Personal information
- Full name: Brett Terence Gale
- Born: 12 December 1963 (age 61)

Playing information
- Position: Second-row, Centre
Club
| Years | Team | Pld | T | G | FG | P |
| 1982–83 | Western Suburbs | 22 | 0 | 0 | 0 | 0 |
| 1984 | Eastern Suburbs | 4 | 0 | 0 | 0 | 0 |
| 1985–88 | Western Suburbs | 38 | 5 | 0 | 0 | 20 |
| 1989 | North Sydney | 2 | 0 | 0 | 0 | 0 |
|  | Total | 66 | 5 | 0 | 0 | 20 |
- Source: As of 30 December 2022
- Relatives: Scott Gale (brother)

= Brett Gale =

Australian rugby league footballer

Brett Gale is an Australian former professional rugby league footballer who played in the 1980s. He played for Western Suburbs, Eastern Suburbs and North Sydney in the NSWRL competition.

==Background==
Gale is the older brother of the late Scott Gale

==Playing career==
Gale made his first grade debut in round 10 of the 1982 NSWRL season against Parramatta at Lidcombe Oval. Gale played from the bench as Wests defeated the defending premiers 19-7. Gale played another season with Western Suburbs in 1983 where they finished with the Wooden Spoon before transferring to Eastern Suburbs. Gale was limited to only four appearances with Easts as they finished second last on the table.
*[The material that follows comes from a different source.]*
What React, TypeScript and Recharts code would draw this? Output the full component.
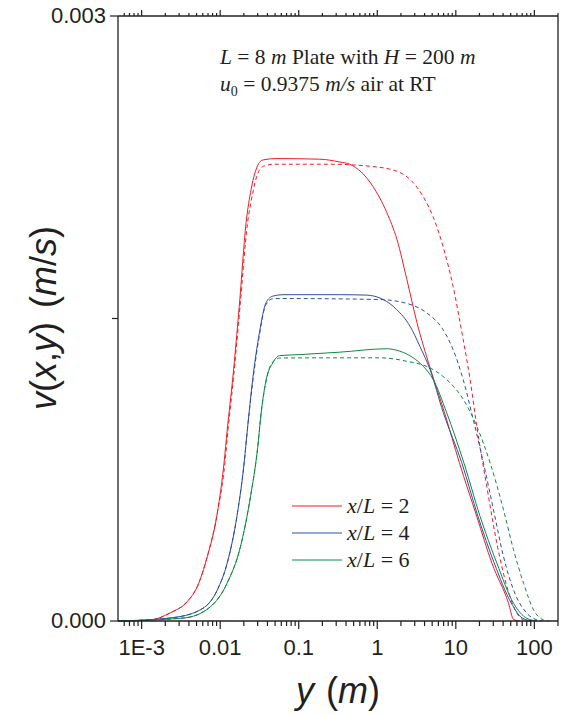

Gale then transferred back to Western Suburbs with the club continuing to struggle on the field claiming the wooden spoon in 1987 and 1988. In 1989, Gale signed for North Sydney but only made two appearances for the club, the last being against Parramatta where they won 34-18 at North Sydney Oval in round 5 of the competition.

==Personal life==
Following retirement from rugby league, Gale became a police officer with the NSW Police Force. In 2006, Gale was charged for robbing a Brisbane pub and later jailed for four years over the incident. In 2010, Gale was ordered to stand trial over another pub which was robbed in Nimbin.